The OpenAPI 2.0 behavior

In OpenAPI 2.0, a parameter defined as in: form with type: array defaulted to collectionFormat: csv — meaning that the values of the array should be joined into a comma-separated string and passed in a single form data element ref.

The OpenAPI 3.0 behavior

In OpenAPI 3.0, the default for arrays in a request body appears to be the equivalent of collectionFormat: multi — pass each element of the array in its own form data element. This was hard to track down but here's my step-by-step reading of the spec:

Details -- feel free to skip

In OpenAPI 3.0, form parameters are now described as properties in a request body.

An encoding attribute can be used to specify the serialization of parts of multipart request bodies.

Within the encoding object is a style property which

Describes how a specific property value will be serialized depending on its type. See Parameter Object for details on the style property. The behavior follows the same values as query parameters, including default values. This property SHALL be ignored if the request body media type is not application/x-www-form-urlencoded.

So when the media type is other than application/x-www-form-urlencoded, the serialization will be handled using the default style for query parameters, which is 'form' ref.

In Style Values, style of form means:

Form style parameters defined by RFC6570. This option replaces collectionFormat with a csv (when explode is false) or multi (when explode is true) value from OpenAPI 2.0.

So what is explode? Back to the encoding object:


So when media type is other than application/x-www-form-urlencoded, all properties of the request body are serialized as style: form, explode: true -- the equivalent of collectionFormat: multi in OpenAPI 2.0.

Conclusion

So the default value changed. That's not great but would probably be acceptable in a new major release of the spec, except that there appears to be no way to specify the OpenAPI 2.0 default behavior (collectionFormat: csv ) for properties inmultipart request bodies in OpenAPI 3.0. Both the style and explode properties in encoding are explicitly restricted to media type application/x-www-form-urlencoded, so only the default serialization -- style: form, explode: true is possible.

mkistler commented 5 years ago

Here is my high-level proposal for how to fix this issue.

I think it is highly desirable to fix this in a point release of 3.0, so it must be done compatibly. And I think that means that

In light of this, I think we have to use new keywords to specify this behavior. For example, we could add two new keywords to the encoding object, multipart-style and multipart-explode, that have the same basic meaning as style and explode but are ignored if the if the request body media type is not multipart. This would effectively eliminate the ignoring of style and explode for multipart request bodies, but in a compatible way.

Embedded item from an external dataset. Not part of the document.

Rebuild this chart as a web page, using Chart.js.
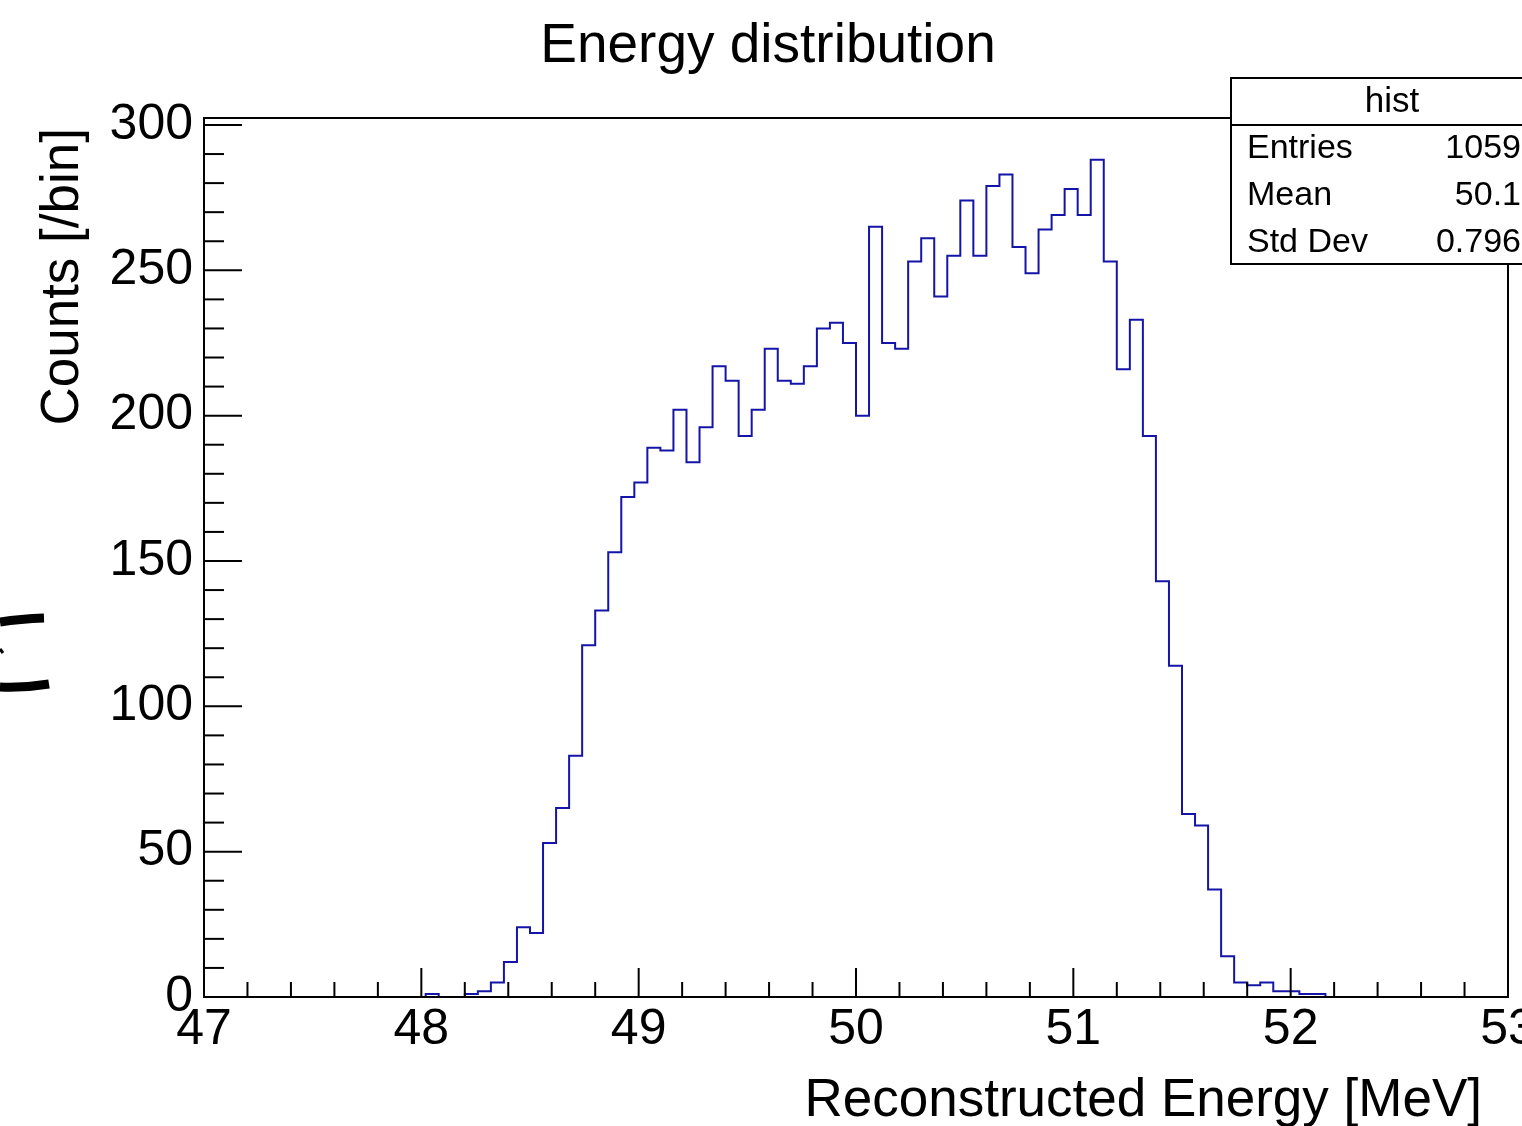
<!DOCTYPE html>
<html>
<head>
<meta charset="utf-8">
<title>Energy distribution</title>
<script src="https://cdn.jsdelivr.net/npm/chart.js@4.4.1/dist/chart.umd.min.js"></script>
<style>
  html, body { margin: 0; padding: 0; background: #fff; }
  #wrap { width: 1522px; height: 1126px; }
</style>
</head>
<body>
<div id="wrap"><canvas id="histChart" width="1522" height="1126"></canvas></div>
<script>
// binning: 100 bins between 47 and 53 MeV
const xMin = 47;
const xMax = 53;
const binWidth = 0.06;
const yMax = 302.4;

// counts per bin
const counts = [
  0, 0, 0, 0, 0, 0, 0, 0, 0, 0,
  0, 0, 0, 0, 0, 0, 0, 1, 0, 0,
  1, 2, 5, 12, 24, 22, 53, 65, 83, 121,
  133, 153, 172, 177, 189, 188, 202, 184, 196, 217,
  212, 193, 202, 223, 212, 211, 217, 230, 232, 225,
  200, 265, 225, 223, 253, 261, 241, 255, 274, 255,
  279, 283, 258, 249, 264, 269, 278, 269, 288, 253,
  216, 233, 193, 143, 114, 63, 59, 37, 14, 5,
  4, 5, 2, 2, 1, 1, 0, 0, 0, 0,
  0, 0, 0, 0, 0, 0, 0, 0, 0, 0
];

const xMajorTicks = [47, 48, 49, 50, 51, 52, 53];
const yMajorTicks = [0, 50, 100, 150, 200, 250, 300];
const xTickStep = 0.2;
const yTickStep = 10;

const statsTitle = 'hist';
const statsLabels = ['Entries', 'Mean', 'Std Dev'];
const statsValues = ['1059', '50.1', '0.796'];

const FONT = '"Liberation Sans", Arial, Helvetica, sans-serif';

// lower bin edges -> points for a stepped outline
const binEdges = counts.map((_, i) => +(xMin + i * binWidth).toFixed(2));
const histPoints = counts.map((c, i) => ({ x: binEdges[i], y: c }));
histPoints.push({ x: xMax, y: 0 });

// minor + major tick positions (every 0.2 MeV, every 10 counts)
const xTickValues = Array.from({ length: 31 }, (_, i) => +(xMin + i * xTickStep).toFixed(1));
const yTickValues = Array.from({ length: 31 }, (_, i) => i * yTickStep);

const isMajor = (v, list) => list.some(m => Math.abs(m - v) < 1e-6);

// ROOT-like frame, inward ticks, titles and stats box
const rootStyle = {
  id: 'rootStyle',
  afterDraw(chart) {
    const { ctx, chartArea: a, scales: { x, y } } = chart;
    ctx.save();
    ctx.strokeStyle = '#000';
    ctx.lineWidth = 2;
    ctx.strokeRect(a.left, a.top, a.right - a.left, a.bottom - a.top);

    x.ticks.forEach(t => {
      const px = x.getPixelForValue(t.value);
      const len = isMajor(t.value, xMajorTicks) ? 29 : 15;
      ctx.beginPath();
      ctx.moveTo(px, a.bottom);
      ctx.lineTo(px, a.bottom - len);
      ctx.stroke();
    });
    y.ticks.forEach(t => {
      const py = y.getPixelForValue(t.value);
      const len = isMajor(t.value, yMajorTicks) ? 38 : 20;
      ctx.beginPath();
      ctx.moveTo(a.left, py);
      ctx.lineTo(a.left + len, py);
      ctx.stroke();
    });

    ctx.fillStyle = '#000';
    // main title
    ctx.font = '55px ' + FONT;
    ctx.textAlign = 'center';
    ctx.textBaseline = 'alphabetic';
    ctx.fillText('Energy distribution', 768, 62);

    // x title
    ctx.font = '53px ' + FONT;
    ctx.textAlign = 'right';
    ctx.fillText('Reconstructed Energy [MeV]', 1482, 1116);

    // y title
    ctx.save();
    ctx.translate(78, 128);
    ctx.rotate(-Math.PI / 2);
    ctx.textAlign = 'right';
    ctx.fillText('Counts [/bin]', 0, 0);
    ctx.restore();

    // stats box
    const bx = 1231, by = 78, bw = 330, bh = 186, hdr = 125;
    ctx.fillStyle = '#fff';
    ctx.fillRect(bx, by, bw, bh);
    ctx.strokeRect(bx, by, bw, bh);
    ctx.beginPath();
    ctx.moveTo(bx, hdr);
    ctx.lineTo(bx + bw, hdr);
    ctx.stroke();
    ctx.fillStyle = '#000';
    ctx.font = '35px ' + FONT;
    ctx.textBaseline = 'middle';
    ctx.textAlign = 'center';
    ctx.fillText(statsTitle, 1392, 102);
    ctx.font = '34px ' + FONT;
    const rowsY = [149, 196, 243];
    statsLabels.forEach((lab, i) => {
      ctx.textAlign = 'left';
      ctx.fillText(lab, 1247, rowsY[i]);
      ctx.textAlign = 'right';
      ctx.fillText(statsValues[i], 1521, rowsY[i]);
    });

    // clipped glyph fragment at the left edge
    ctx.lineWidth = 9;
    ctx.lineCap = 'butt';
    ctx.beginPath();
    ctx.moveTo(0, 622);
    ctx.quadraticCurveTo(20, 619, 44, 618);
    ctx.stroke();
    ctx.beginPath();
    ctx.moveTo(0, 687);
    ctx.quadraticCurveTo(25, 688, 49, 684);
    ctx.stroke();
    ctx.lineWidth = 3;
    ctx.beginPath();
    ctx.moveTo(0, 649);
    ctx.lineTo(3, 653);
    ctx.stroke();
    ctx.restore();
  }
};

new Chart(document.getElementById('histChart'), {
  type: 'line',
  data: {
    datasets: [{
      data: histPoints,
      stepped: 'before',
      borderColor: '#1414a8',
      borderWidth: 2,
      pointRadius: 0,
      fill: false,
      tension: 0
    }]
  },
  options: {
    responsive: false,
    animation: false,
    devicePixelRatio: 1,
    layout: { padding: { top: 118, right: 14, left: 0, bottom: 0 } },
    plugins: { legend: { display: false }, tooltip: { enabled: false }, title: { display: false } },
    scales: {
      x: {
        type: 'linear',
        min: xMin,
        max: xMax,
        grid: { display: false, drawTicks: false },
        border: { display: false },
        afterBuildTicks: s => { s.ticks = xTickValues.map(v => ({ value: v })); },
        afterFit: s => { s.height = 129; s.paddingLeft = 0; s.paddingRight = 0; },
        ticks: {
          autoSkip: false,
          maxRotation: 0,
          padding: 3,
          color: '#000',
          font: { family: FONT, size: 50 },
          callback: v => isMajor(v, xMajorTicks) ? String(Math.round(v)) : ''
        }
      },
      y: {
        type: 'linear',
        min: 0,
        max: yMax,
        grid: { display: false, drawTicks: false },
        border: { display: false },
        afterBuildTicks: s => { s.ticks = yTickValues.map(v => ({ value: v })); },
        afterFit: s => { s.width = 204; s.paddingTop = 0; s.paddingBottom = 0; },
        ticks: {
          autoSkip: false,
          padding: 11,
          color: '#000',
          font: { family: FONT, size: 50 },
          callback: v => isMajor(v, yMajorTicks) ? String(Math.round(v)) : ''
        }
      }
    }
  },
  plugins: [rootStyle]
});
</script>
</body>
</html>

I'll be the first to admit that this is not a pretty solution, and I'd be happy for suggestions on better names than multipart-style and multipart-explode, but I believe this corrects the basic problem in the spec and does it in a compatible way.

Feedback welcome!

mkistler commented 4 years ago

A little more context: An example of this issue is the classify operation of IBM Watson Visual Recognition service. The OpenAPI 2.0 version of VR's API doc, classify accepts a form parameter:

    {
      "name": "classifier_ids",
      "in": "formData",
      "description": "Which classifiers to apply.",
      "required": false,
      "type": "array",
      "items": {
        "type": "string"
      }
    }

In OpenAPI 2.0, because no "collectionFormat" is specified, the default is to encode this as a csv string.

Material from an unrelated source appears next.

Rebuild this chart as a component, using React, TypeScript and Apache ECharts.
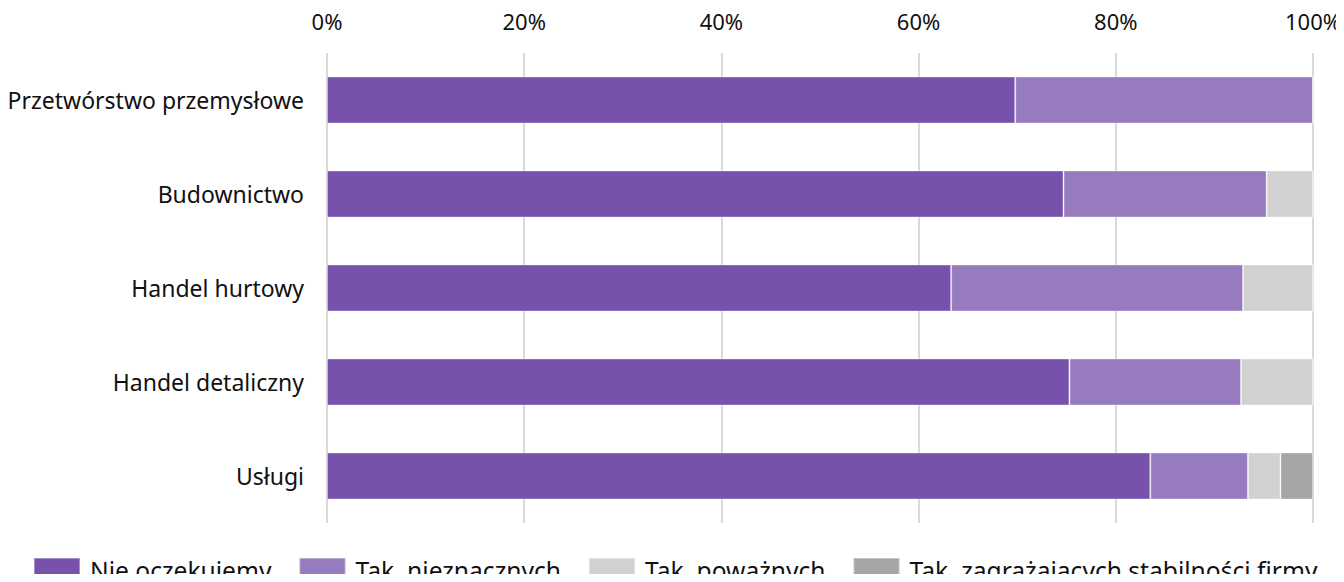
import React, { useEffect, useRef } from "react";
import * as echarts from "echarts";

const categories = [
  "Przetwórstwo przemysłowe",
  "Budownictwo",
  "Handel hurtowy",
  "Handel detaliczny",
  "Usługi",
];
const seriesNames = [
  "Nie oczekujemy",
  "Tak, nieznacznych",
  "Tak, poważnych",
  "Tak, zagrażających stabilności firmy",
];
const nieOczekujemy = [69.8, 74.7, 63.3, 75.3, 83.5];
const takNieznacznych = [30.2, 20.6, 29.6, 17.4, 9.9];
const takPowaznych = [0, 4.7, 7.1, 7.3, 3.3];
const takZagrazajacych = [0, 0, 0, 0, 3.3];
const colors = ["#7652AD", "#967BBF", "#D1D1D1", "#A5A5A5"];

const FONT = "Noto Sans";

export default function App() {
  const ref = useRef<HTMLDivElement>(null);
  useEffect(() => {
    if (!ref.current) return;
    const chart = echarts.init(ref.current, undefined, { renderer: "svg" });
    const values = [nieOczekujemy, takNieznacznych, takPowaznych, takZagrazajacych];
    chart.setOption({
      animation: false,
      textStyle: { fontFamily: FONT },
      grid: { left: 327, right: 29, top: 53, bottom: 59, containLabel: false },
      legend: {
        left: 33,
        top: 557,
        padding: 0,
        itemWidth: 46,
        itemHeight: 24,
        itemGap: 27,
        icon: "rect",
        textStyle: { fontFamily: FONT, fontSize: 24.6, color: "#111", padding: [0, 0, 0, 5] },
        data: seriesNames,
      },
      xAxis: {
        type: "value",
        position: "top",
        min: 0,
        max: 100,
        interval: 20,
        axisLine: { show: false },
        axisTick: { show: false },
        axisLabel: {
          formatter: "{value}%",
          fontFamily: FONT,
          fontSize: 22,
          color: "#111",
          margin: 21,
        },
        splitLine: { lineStyle: { color: "#D9D9D9", width: 2 } },
      },
      yAxis: {
        type: "category",
        inverse: true,
        data: categories,
        axisLine: { show: false },
        axisTick: { show: false },
        axisLabel: { fontFamily: FONT, fontSize: 23, color: "#111", margin: 23 },
      },
      series: seriesNames.map((name, i) => ({
        name,
        type: "bar",
        stack: "total",
        barWidth: "50%",
        data: values[i],
        itemStyle: {
          color: colors[i],
          borderColor: "rgba(255,255,255,0.35)",
          borderWidth: 1,
        },
      })),
    });
    return () => chart.dispose();
  }, []);
  return <div ref={ref} style={{ width: 1344, height: 582, margin: -8 }} />;
}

When we updated our API docs to OpenAPI 3.0, this form parameter became a property in the "multipart/form-data" request body:

      "classifier_ids": {
        "description": "Which classifiers to apply.",
        "type": "array",
        "items": {
          "type": "string"
        }
      }   

By the reasoning explained in the issue description, this property defaults to style=form and explode=true, and these characteristics cannot be changed in the encoding object because the media type is not application/x-www-form-urlencoded.

mkistler commented 4 years ago

Based on the discussion in the 10/10 OpenAPI TSC meeting, there may be more flexibility in how we address this issue than I previously stated. So here's my "ideal" solution to this issue:

Remove the sentence "This property SHALL be ignored if the request body media type is not application/x-www-form-urlencoded" from both the style and explode properties of the encoding object.

I understand that these sentences were originally added because of concern for how style and explode might be interpreted for request bodies of other media types like application/json, but the spec already states:

The encoding attribute ... is only applicable to multipart and application/x-www-form-urlencoded request bodies.

Removing those qualifying sentences will make it possible to define array properties in multipart/form-data request bodies as explode: false -- the equivalent of the old (and default) OpenAPI 2.0 collectionFormat: csv.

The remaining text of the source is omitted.